Stationarity: Stationarity refers to a statistical property of a time series where its statistical properties, like mean and variance, remain constant over time. This concept is crucial in understanding the behavior of time series data, as many modeling techniques assume stationarity to make predictions and analyze trends effectively.
Universal Kriging: Universal kriging is a geostatistical interpolation technique used to predict values at unsampled locations based on sampled data, accounting for trends in the spatial distribution of the variable of interest. This method not only considers the spatial correlation among the sampled points but also incorporates a deterministic trend, allowing for more accurate predictions when there are underlying patterns in the data.

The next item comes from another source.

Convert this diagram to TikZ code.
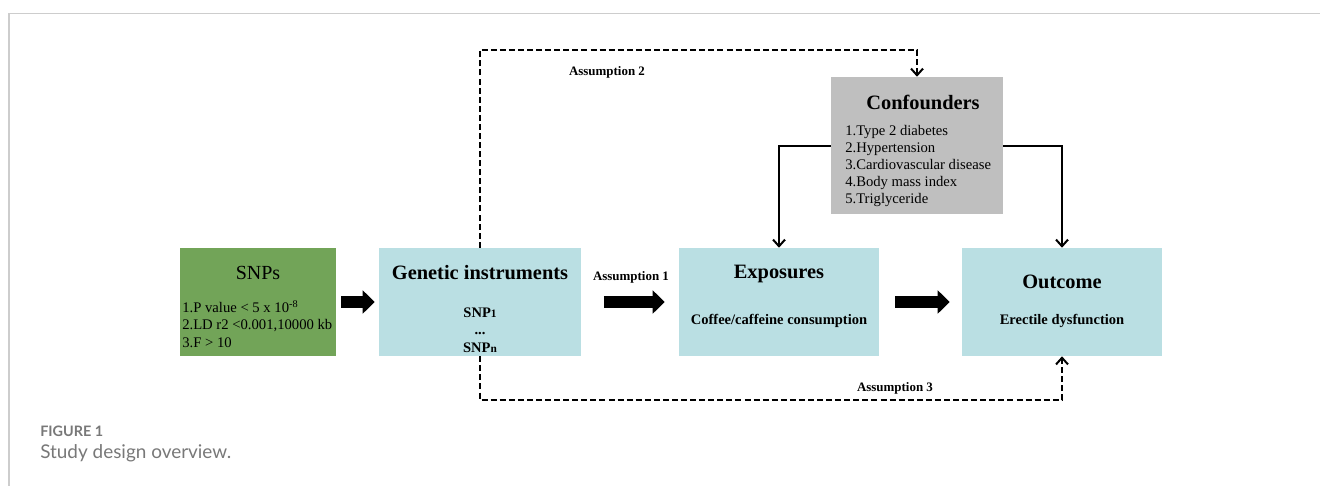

It is especially useful when the mean of the process is not constant over space, providing a more flexible framework than ordinary kriging.
Urban planning: Urban planning is the process of designing and organizing urban spaces to create functional, sustainable, and livable communities. It involves the integration of land use, transportation, public services, and environmental considerations to promote social equity and economic development within cities. Effective urban planning uses spatial data analysis and geostatistics to understand patterns and relationships that inform decision-making.
Variograms: Variograms are tools used in geostatistics to measure the spatial correlation of a variable across a geographical area. They show how data similarity decreases as the distance between data points increases, helping to understand spatial continuity. By analyzing variograms, one can determine the range, sill, and nugget effect, which are essential for modeling spatial processes and making predictions based on spatial data.